The European Union, and the Western world as a whole, cannot talk the talk when it comes to military intervention while neglecting the equally pressing humanitarian situation, which is actually now the root cause of the growth in extremism.
Published at Bella Caledonia on 11th December.
As a member of the European Parliament’s Foreign Affairs Committee as well as the Parliament’s Iraq and Arabian Delegations, you can imagine the situation in Iraq has been centre stage of my workload lately. I despair that the real story, and the causes of events, are being ignored in the ever more dramatic yet context-free day-to-day reportage of the military campaign against ISIS, the siege of Kobane or whatever events (all of them important, don’t get me wrong) are being covered. But if you are looking for analysis of how this state of affairs came to be or how we might even start to help you’ll be left wanting.
But it is not that the information is not out there, and publicly available. My delegation heard this week from a series of charities, refugee organisations and others how the humanitarian disaster is bleak and getting worse. In a land where so many are so desperate, so frightened and afraid, it is no wonder that so many are turning to any source of stability, however unpalatable.
Iraq has, still, an enormous level of religious and ethnic diversity: the history of many minority groups in the ‘Cradle of Civilisation’ goes back for thousands of years. Many areas, home to these minorities since before the birth of written history, are now almost deserted.
The rights of these groups, already precarious under a sort of democratic but deeply sectarian Iraqi Government that has systematically failed to uphold protections for its minority communities, have been greatly worsened as central authority has broken down altogether and that vacuum been filled by various extremist groups, ISIS being just one of many.
The scale of the resulting refugee crisis is almost beyond comprehension. The UN estimates that 2 million Iraqis have fled their homes since the start of the year, half of them in just the last three months. They join a further 1.2 million ‘Internally Displaced Persons’ (IDPs) already uprooted, and a sizeable number of refugees from neighbouring Syria.
Mr Eugenio Ambrosi of the International Organisation for Migration warns that an estimated 5.2 million people – roughly equivalent to the whole population of Scotland – are in urgent need of our help. They include not just refugees and IDPs, but also local communities struggling to cope with the strain of their vast refugee populations, all of which require food, shelter and social services.
Such is the strain on local communities that a great deal of displaced persons have had to move repeatedly, barely settling in one place before having to migrate further. A quarter of IDPs are living in ‘critical’ conditions without minimum living standards; less than half have access to healthcare, contributing to a high rate of chronic disease; and two-thirds of children have no access to education.
Iraqi authorities are talking of the risk of “losing a generation or more” in a crisis whose effects will be felt for decades to come.

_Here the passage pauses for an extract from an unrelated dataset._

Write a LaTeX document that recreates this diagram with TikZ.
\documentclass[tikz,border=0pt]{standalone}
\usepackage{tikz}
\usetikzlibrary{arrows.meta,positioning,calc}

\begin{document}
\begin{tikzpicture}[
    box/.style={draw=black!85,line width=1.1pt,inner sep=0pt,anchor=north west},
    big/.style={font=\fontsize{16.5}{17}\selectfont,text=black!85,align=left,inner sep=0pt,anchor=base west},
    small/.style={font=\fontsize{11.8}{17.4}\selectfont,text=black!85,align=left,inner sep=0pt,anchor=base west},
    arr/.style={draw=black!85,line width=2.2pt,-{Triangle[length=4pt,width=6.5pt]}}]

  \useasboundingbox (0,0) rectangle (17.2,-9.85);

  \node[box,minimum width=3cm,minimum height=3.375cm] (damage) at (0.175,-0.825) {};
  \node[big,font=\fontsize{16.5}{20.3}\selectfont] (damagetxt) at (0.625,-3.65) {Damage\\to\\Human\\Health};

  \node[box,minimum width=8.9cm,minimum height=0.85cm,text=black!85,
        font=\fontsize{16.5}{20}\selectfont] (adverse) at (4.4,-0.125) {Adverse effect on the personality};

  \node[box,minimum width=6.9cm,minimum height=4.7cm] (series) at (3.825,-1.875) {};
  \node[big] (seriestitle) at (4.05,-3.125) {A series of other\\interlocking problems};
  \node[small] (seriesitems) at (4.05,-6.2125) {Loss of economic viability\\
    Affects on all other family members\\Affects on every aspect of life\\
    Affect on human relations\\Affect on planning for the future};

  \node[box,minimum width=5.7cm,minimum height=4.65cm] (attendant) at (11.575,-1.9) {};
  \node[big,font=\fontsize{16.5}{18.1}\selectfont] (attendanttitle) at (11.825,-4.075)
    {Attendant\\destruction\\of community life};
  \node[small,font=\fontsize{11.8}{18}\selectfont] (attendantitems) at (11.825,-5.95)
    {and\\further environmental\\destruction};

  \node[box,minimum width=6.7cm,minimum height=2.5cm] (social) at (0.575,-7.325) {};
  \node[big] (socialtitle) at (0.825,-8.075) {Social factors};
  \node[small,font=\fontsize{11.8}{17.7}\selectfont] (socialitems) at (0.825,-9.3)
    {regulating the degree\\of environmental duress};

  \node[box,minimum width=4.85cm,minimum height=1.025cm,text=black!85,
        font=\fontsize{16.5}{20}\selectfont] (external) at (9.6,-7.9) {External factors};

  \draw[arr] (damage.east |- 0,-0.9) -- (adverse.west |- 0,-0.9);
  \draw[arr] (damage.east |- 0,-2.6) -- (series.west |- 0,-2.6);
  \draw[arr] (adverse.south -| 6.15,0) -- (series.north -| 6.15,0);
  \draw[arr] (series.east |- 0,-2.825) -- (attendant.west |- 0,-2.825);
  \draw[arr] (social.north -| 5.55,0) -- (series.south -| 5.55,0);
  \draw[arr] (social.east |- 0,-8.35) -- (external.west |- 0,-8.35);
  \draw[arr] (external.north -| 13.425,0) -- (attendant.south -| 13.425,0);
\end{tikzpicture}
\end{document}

We can help. Again and again I hear humanitarian organisations talking about the same logistical problems. They are underfunded – of the US$2.2 billion of funding earmarked for the crisis for the 2014-15 period, only $160 million of that pledged by non-government donors has been received. They demand a greater level of EU and UN coordination, pointing out that those states that do not want to take part in the military coalition can still contribute to humanitarian efforts.
It is also important that we provide aid for all of those affected by the conflict in Iraq. At least a further 193,000 Iraqi refugees in Turkey, Jordan and Syria are among those who must not be forgotten in any attempt to provide help. Areas under ISIS control have not received any humanitarian aid at all. The UNHCR estimates it has been able to provide 559,000 internally displaced persons with sufficient shelter and non-food aid to prepare for the coming winter: compared with the 2 million displaced in 2014 so far, this is not very many.
Above all, given the humanitarian crisis on our hands, it is imperative that EU member states pay no heed to any suggestions, often voiced by the far right, that asylum seekers should be turned away or refugees returned to Iraq. The country is overburdened and cannot cope with the strain of those refugees and IDPs it already has. To send back those who arrive at our shores, in the words of Vincent de Longeaux of the ‘Fraternity in Iraq’ association, would be tantamount to sending them to their deaths.
Equally, we cannot pretend that those already receiving aid in Iraq are now safe, because they decidedly are not. They need our continued support, even beyond this current conflict.
The European Union, and the Western world as a whole, cannot talk the talk when it comes to military intervention while neglecting the equally pressing humanitarian situation, which is actually now the root cause of the growth in extremism. We have a duty to act, and to provide for the people of Iraq every bit as much as we take away from their oppressors in ISIS and other extremist groups.